The cover of a recent outdoor gear catalog showed two men riding horses. Marvelous, I said to myself. An outdoor recreation company acknowledges horse riders!
Alas, the story inside made no mention of riding. We assume the pretty steeds delivered the men to a remote fishing location in Argentina. But who knows? From a rider’s perspective, the company, Patagonia, was only using the horses as props.
But the incongruity serves to highlight one of my biggest concerns as a horsewoman and a outdoor recreationalist: in the outdoor community – among mountain bikers especially – riders don’t rate. We get no respect on the trail or in the trade. You’re just fine as props, they seem to say.
More respect and understanding in the form of collaboration and trail etiquette would benefit all parties.
Consider outdoor recreational marketing:
Along with about 27,000 attendees, I’ve been attending the Outdoor Retailer (OR) event in Salt Lake City for years. It’s a major buying event for retailers and a major networking event for everyone else.
I wear cowboy boots and jeans and explain my vantage point:
- Horse folks are in the wilderness as much as bikers, hikers, runners, and boaters.
- We are outside, in all elements, getting dirty, and working hard every day, not just on sunny Saturdays.
- Horse owners tend to be deep-pocketed, conscientious consumers. Compared to your average 20-year old adrenalin junkie, we will spend more and remain more loyal to companies with quality products.
Mostly, people react with polite courtesy.
After the event, the Outdoor Foundation sends out emails to survey the types of recreationalists attending the OR. There are dozens of activities to check, including skateboarding, bird watching, and car camping. Horse riding is not listed. [number here on riders]
Other outdoor folks write off riders, despite the fact that historically we pioneered the trails and routes that they (hikers, mountain bikers, ATV riders, and runners) now populate.
I visited with the president of a Utah non-profit, dedicated to improving trail systems, especially for mountain bikers. She snorted when I mentioned the need for collaboration with the horse riding community. Horses, she said, were simply hazards and pooping machines.
Mountain bikers can evoke the flight or fight response in horses because they approach quickly and silently, like predators. Bikers, riders, and horses can all get hurt. Think about the car damage a moose can cause. Now, take away the car.
The worst place for mountain bike/horse incidents is in the wilderness surrounding Seattle, said Back Country Horsemen of America executive director, Jim McGarvey.
Typically, he said, young guys hell bent on an adrenalin rush have no horse-smart trail manners. Bikers
also show disparagement and ignorance in online forums.
“The 28-year old know-it-all’s: they have an attitude that’s kind of bad,” said McGarvey. As the elevation and grade increase, so do biker speed and the potential for dangerous encounters, said McGarvey, whose 174 chapters spent over 300,000 volunteer hours doing trail maintenance on public lands last year.
Education and advocacy have been uphill battles, so to speak. When we see mountain bikers, it’s best to bushwhack off the trail immediately because most lack trail courtesy.

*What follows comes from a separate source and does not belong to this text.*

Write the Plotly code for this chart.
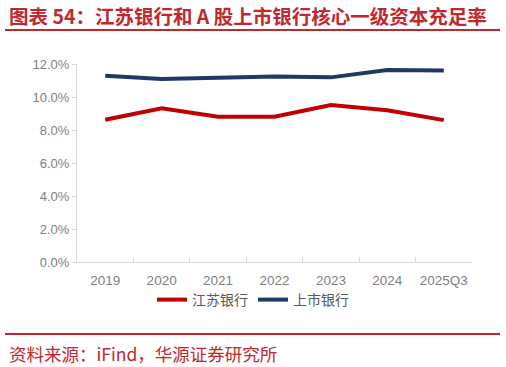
import plotly.graph_objects as go

categories = ["2019", "2020", "2021", "2022", "2023", "2024", "2025Q3"]
jiangsu_bank = [8.62, 9.32, 8.80, 8.80, 9.52, 9.20, 8.60]
listed_banks = [11.29, 11.09, 11.17, 11.25, 11.19, 11.64, 11.60]
series_names = ["江苏银行", "上市银行"]
title_text = "图表 54：江苏银行和 A 股上市银行核心一级资本充足率"
source_text = "资料来源：iFind，华源证券研究所"

W, H = 506, 367
L, R, T, B = 77, 472, 64, 262

def px(x):
    return (x - L) / (R - L)

def py(y):
    return (B - y) / (B - T)

RED = "#C00000"
BLUE = "#203864"
BRAND = "#C0282D"

fig = go.Figure()
fig.add_trace(go.Scatter(x=categories, y=jiangsu_bank, name=series_names[0], mode="lines",
                         line=dict(color=RED, width=4)))
fig.add_trace(go.Scatter(x=categories, y=listed_banks, name=series_names[1], mode="lines",
                         line=dict(color=BLUE, width=4)))

fig.update_layout(
    width=W, height=H,
    margin=dict(l=L, r=W - R, t=T, b=H - B, pad=0),
    paper_bgcolor="white", plot_bgcolor="white",
    font=dict(family="Liberation Sans, Arial, sans-serif", color="#7F7F7F", size=13),
    showlegend=True,
    legend=dict(orientation="h", x=px(253), y=py(300), xanchor="center", yanchor="middle",
                font=dict(family="Noto Sans CJK SC", size=14, color="#595959"),
                itemwidth=30, tracegroupgap=0, bgcolor="rgba(0,0,0,0)"),
    xaxis=dict(type="category", range=[-0.5, 6.5], showgrid=False, zeroline=False,
               showline=True, linecolor="#D9D9D9", linewidth=1,
               ticks="inside", tickson="boundaries", ticklen=5, tickcolor="#D9D9D9",
               tickangle=0, ticklabelstandoff=6, tickfont=dict(size=13.5, color="#7F7F7F")),
    yaxis=dict(range=[0, 12], dtick=2, tickformat=".1f", ticksuffix="%", showgrid=False,
               zeroline=False, showline=True, linecolor="#D9D9D9", linewidth=1,
               ticks="outside", ticklen=4, tickcolor="#D9D9D9",
               tickfont=dict(size=13, color="#7F7F7F")),
)

fig.add_annotation(text=title_text, xref="paper", yref="paper", x=px(7), y=py(15.5),
                   xanchor="left", yanchor="middle", showarrow=False,
                   font=dict(family="Noto Sans CJK SC", size=19.5, color=BRAND, weight="bold"))
fig.add_annotation(text=source_text, xref="paper", yref="paper", x=px(7), y=py(353),
                   xanchor="left", yanchor="middle", showarrow=False,
                   font=dict(family="Noto Sans CJK SC", size=17.5, color=BRAND))
for yy in (30, 334):
    fig.add_shape(type="line", xref="paper", yref="paper", x0=px(5), x1=px(500),
                  y0=py(yy), y1=py(yy), line=dict(color=BRAND, width=2))

fig.write_html("out.html")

This attitude and practice stands in stark contrast to policy in places like Acadia National Park in Maine where hikers and bikers yield to equestrians.
“Being a back country outfitter requires a certain amount of knowledge and experience. They’re a rare breed,” said Corey Simpson, with a tone of admiration. The Patagonia public relations representative said the cover image was “simply a great shot and not intended as a prop to entice readers.“
Some say we’re a rare and vanishing breed. Three generations ago, everyone had a horse or two. Now, even ranchers and wildlife biologists are swapping them for quads. It’s admittedly hard for young people to jump up in the saddle if they haven’t grown up horse-y. The entry point for committing to a bike is lower, educationally, emotionally, and financially.
Nonetheless, we’re still out there. In three Western states (New Mexico, California, Colorado) surveyed by the Humane Society, a total of a half million horses are used recreationally. And someday riding may be your only option for accessing remote country, as those fly fishing Patagonia boys discovered.
Greater understanding from fellow trekkers could reduce resentment and injury on all sides. We could move forward issues of mutual concern, like trail maintenance, search and rescue, and access to public land and open space.
For the sake of the wilderness, can you show some respect and get to know us? And to mountain bikers, specifically: please slow down and be nice.